> [OBJECTIVE]:
Restate, exactly and without pictures, the lines from the start of the listing below through the line holding "n_bins = 52".

────────────────

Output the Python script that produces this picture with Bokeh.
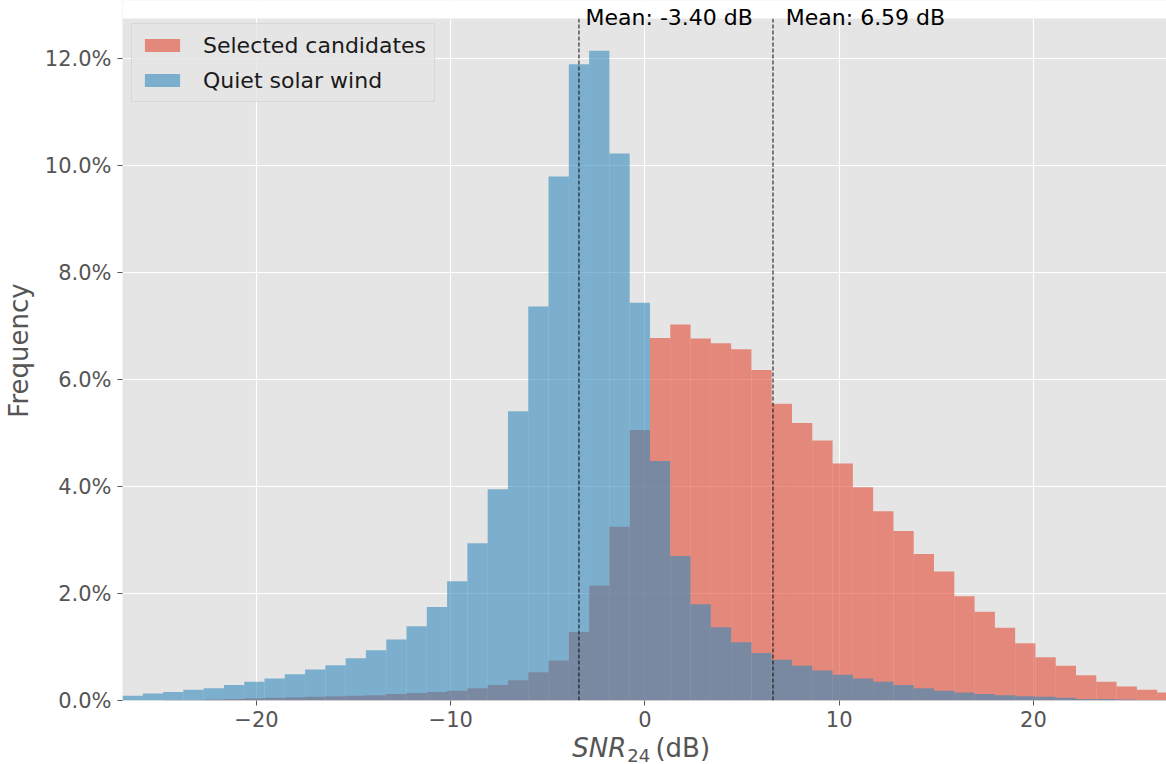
import numpy as np
from bokeh.plotting import figure
from bokeh.layouts import column
from bokeh.models import (Range1d, FixedTicker, PrintfTickFormatter, Label, BoxAnnotation,
                          Legend, LegendItem, ColumnDataSource)
from bokeh.embed import file_html
from bokeh.resources import INLINE

# Histogram bins (dB): 52 equal-width bins
bin_start = -26.9
bin_width = 1.0445
n_bins = 52

# Frequency (%) per bin
selected_candidates = [
    0.00, 0.00, 0.01, 0.01, 0.02, 0.03, 0.04, 0.05, 0.06, 0.07,
    0.08, 0.09, 0.10, 0.12, 0.14, 0.16, 0.18, 0.23, 0.29, 0.38,
    0.53, 0.75, 1.28, 2.15, 3.25, 5.06, 6.78, 7.03, 6.77, 6.68,
    6.57, 6.18, 5.55, 5.19, 4.86, 4.43, 3.99, 3.54, 3.17, 2.74,
    2.41, 1.95, 1.66, 1.36, 1.07, 0.81, 0.65, 0.47, 0.35, 0.26,
    0.20, 0.15,
]
quiet_solar_wind = [
    0.09, 0.13, 0.16, 0.20, 0.23, 0.29, 0.35, 0.41, 0.49, 0.58,
    0.66, 0.79, 0.94, 1.14, 1.39, 1.75, 2.23, 2.94, 3.95, 5.41,
    7.37, 9.80, 11.90, 12.15, 10.23, 7.44, 4.48, 2.70, 1.80, 1.37,
    1.09, 0.89, 0.76, 0.65, 0.56, 0.48, 0.41, 0.35, 0.29, 0.23,
    0.18, 0.15, 0.12, 0.10, 0.08, 0.07, 0.05, 0.03, 0.03, 0.02,
    0.01, 0.01,
]
means = [-3.40, 6.59]

x_ticks = [-20, -10, 0, 10, 20]
y_ticks = [0, 2, 4, 6, 8, 10, 12]

edges = bin_start + bin_width * np.arange(n_bins + 1)
left, right = edges[:-1], edges[1:]

RED = "#E24A33"
BLUE = "#348ABD"
GREY = "#555555"
FONT = "DejaVu Sans"

Y_TOP = 12.76          # upper limit of the shaded axes area
Y_CANVAS_TOP = 13.09   # top of the drawing area (white strip holds the mean labels)

x_range = Range1d(-26.9, 26.85)

p = figure(width=1166, height=735,
           x_range=x_range, y_range=Range1d(0, Y_CANVAS_TOP),
           output_backend="svg", toolbar_location=None,
           min_border_left=122, min_border_right=0,
           min_border_top=0, min_border_bottom=35)
p.background_fill_color = "#E5E5E5"
p.border_fill_color = "white"
p.outline_line_color = None

# white strip above the axes area
p.add_layout(BoxAnnotation(bottom=Y_TOP, top=Y_CANVAS_TOP + 1, fill_color="white",
                           fill_alpha=1.0, line_color="white", line_width=2, level="glyph"))

src_sel = ColumnDataSource(dict(left=left, right=right, top=selected_candidates))
src_quiet = ColumnDataSource(dict(left=left, right=right, top=quiet_solar_wind))

r_sel = p.quad(left="left", right="right", top="top", bottom=0, source=src_sel,
               fill_color=RED, fill_alpha=0.6, line_color=None)
r_quiet = p.quad(left="left", right="right", top="top", bottom=0, source=src_quiet,
                 fill_color=BLUE, fill_alpha=0.6, line_color=None)

# axes
xaxis = p.xaxis[0]
yaxis = p.yaxis[0]
for ax in (xaxis, yaxis):
    ax.axis_line_color = None
    ax.major_tick_line_color = GREY
    ax.major_tick_out = 5
    ax.major_tick_in = 0
    ax.minor_tick_line_color = None
    ax.major_label_text_font = FONT
    ax.major_label_text_font_size = "21px"
    ax.major_label_text_color = GREY
    ax.major_label_standoff = 6
xaxis.major_label_standoff = 5

xaxis.ticker = FixedTicker(ticks=x_ticks)
xaxis.major_label_overrides = {t: ("\u2212" + str(abs(t)) if t < 0 else str(t)) for t in x_ticks}
yaxis.ticker = FixedTicker(ticks=y_ticks)
yaxis.formatter = PrintfTickFormatter(format="%.1f%%")

yaxis.axis_label = "Frequency"
yaxis.axis_label_text_font = FONT
yaxis.axis_label_text_font_size = "26px"
yaxis.axis_label_text_font_style = "normal"
yaxis.axis_label_text_color = GREY
yaxis.axis_label_standoff = 8

p.grid.grid_line_color = "white"
p.grid.grid_line_width = 1.2

# mean markers
p.segment(x0=means, y0=0, x1=means, y1=Y_TOP, line_color="black",
          line_dash="4 2", line_width=1.2, line_alpha=0.8)
for m in means:
    p.add_layout(Label(x=m + 0.1 * abs(m), y=Y_TOP, y_offset=0.5,
                       text=f"Mean: {m:.2f} dB", text_font=FONT,
                       text_font_size="22px", text_color="black",
                       text_baseline="alphabetic"))

legend = Legend(items=[LegendItem(label="Selected candidates", renderers=[r_sel]),
                       LegendItem(label="Quiet solar wind", renderers=[r_quiet])],
                location=(9, 598))
legend.label_text_font = FONT
legend.label_text_font_size = "22px"
legend.label_text_color = "#1A1A1A"
legend.glyph_width = 44
legend.glyph_height = 16
legend.label_standoff = 19
legend.label_height = 26
legend.spacing = 9
legend.padding = 8
legend.margin = 0
legend.background_fill_color = "#E5E5E5"
legend.background_fill_alpha = 0.8
legend.border_line_color = "#CCCCCC"
legend.border_line_width = 1
p.add_layout(legend)

# x-axis title strip: italic SNR with subscript 24, then (dB)
q = figure(width=1166, height=29, x_range=x_range, y_range=Range1d(29, 0),
           output_backend="svg", toolbar_location=None,
           x_axis_type=None, y_axis_type=None,
           min_border_left=122, min_border_right=0, min_border_top=0, min_border_bottom=0)
q.outline_line_color = None
q.background_fill_color = "white"
q.border_fill_color = "white"
q.grid.visible = False
for txt, xl, ym, size, style in [("SNR", -3.74, 12.5, "26px", "italic"),
                                 ("24", -0.91, 20.0, "18px", "normal"),
                                 ("(dB)", 0.54, 12.5, "26px", "normal")]:
    q.add_layout(Label(x=xl, y=ym, text=txt, text_font=FONT, text_font_size=size,
                       text_font_style=style, text_color=GREY,
                       text_baseline="middle"))

layout = column(p, q, spacing=0)
open("out.html", "w").write(file_html(layout, INLINE))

────────────────

> [SOLUTION FOR THIS PROBLEM]:
Output the Python script that produces this picture with Bokeh.
import numpy as np
from bokeh.plotting import figure
from bokeh.layouts import column
from bokeh.models import (Range1d, FixedTicker, PrintfTickFormatter, Label, BoxAnnotation,
                          Legend, LegendItem, ColumnDataSource)
from bokeh.embed import file_html
from bokeh.resources import INLINE

# Histogram bins (dB): 52 equal-width bins
bin_start = -26.9
bin_width = 1.0445
n_bins = 52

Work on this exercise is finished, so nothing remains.